On its first trip past Titan on Thursday, the robotic probe snapped infrared images that left scientists puzzled.

“This is the best view of the surface yet and we don’t know what to make of it,” scientist Elizabeth Turtle said at the Jet Propulsion Laboratory in Pasadena.

Murky landscape
Black-and-white photos taken at 210,600 miles (340,000 kilometers) above Titan’s surface show a murky landscape that Turtle likened to a “melting ice cream sundae” with some fuzzy linear structures that could be mountains, rivers or fault lines.

That scientists were able to discern features other than circular impact craters suggests Titan has geologic activity similar to that of Earth, Turtle said.

“It’s dangerous to interpret a surface we’ve never seen especially on so little sleep,” she said. “But we can’t resist.”

Scientists will get a better shot at Titan in October, when Cassini descends to 750 miles (1,200 kilometers) to snap close-ups of the moon, whose atmosphere and soil resemble those of primordial Earth and may contain the building blocks of life.

Cosmic flotsam and jetsam
Scientists had believed bright patches on Titan’s surface seen in earlier observations were pure water ice.

But the first infrared images taken by Cassini revealed water ice as dark patches because it is mixed with “flotsam and jetsam” that may be organic material that rained onto the surface, scientist Kevin Baines said.

The infrared mapping of 2 percent of Titan’s surface did not reveal what scientists hope to see during the four-year principal mission — bright flashes denoting liquid on Titan’s otherwise frozen surface, Baines said.

The infrared map did show a mass of clouds the size of Arizona in Titan’s southern hemisphere that may rain down liquid methane and could be linked to storms or an upthrust on the moon’s surface, Baines said.

The team thinks that liquid methane may play the same role on Titan that water plays on Earth, Turtle said.

Magnetic interaction
Cassini also mapped for the first time the interaction between the magnetosphere, the huge magnetic bubble that surrounds the Saturn system, and Titan’s dynamic atmosphere.

The 50,000-mile-wide (80,000-kilometer-wide) gas cloud follows Titan in its orbit around Saturn and is evidence that the moon’s upper atmosphere is breaking down, scientist Stamatios Krimigis said.

“Titan is gradually losing material from the top of its atmosphere, and that material is being dragged around Saturn,” Krimigis said. “We think ... reactions from the surface percolate up and fuel the (upper atmosphere) reaction.”
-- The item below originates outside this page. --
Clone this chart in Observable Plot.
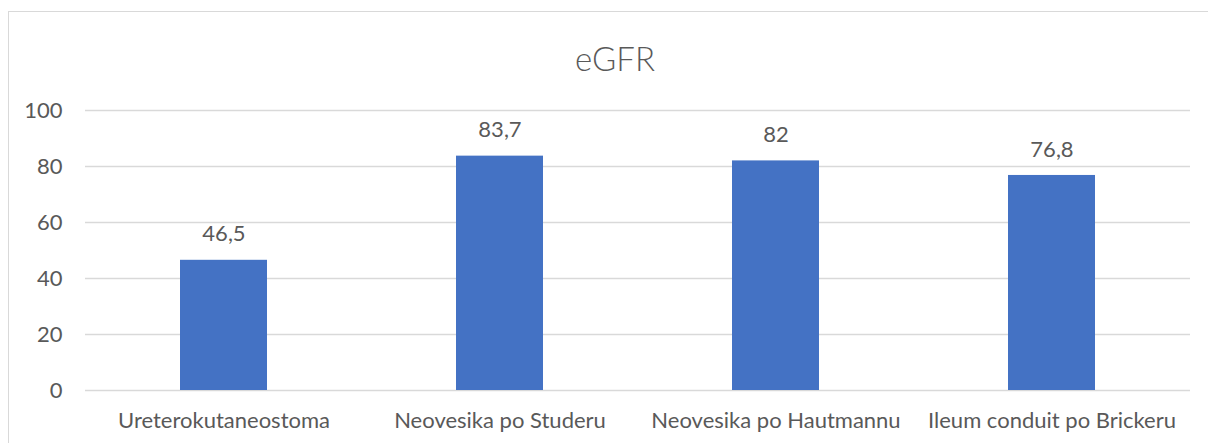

The spacecraft also returned data that showed it survived 100,000 impacts with space dust particles the size of smoke as it flew through Saturn’s ring planes during the orbit insertion maneuver, scientist Don Gurnett said.

The $3 billion Cassini mission, a joint project of NASA, and the European and Italian space agencies, is hailed as a model of international cooperation, with scientists from 17 countries participating.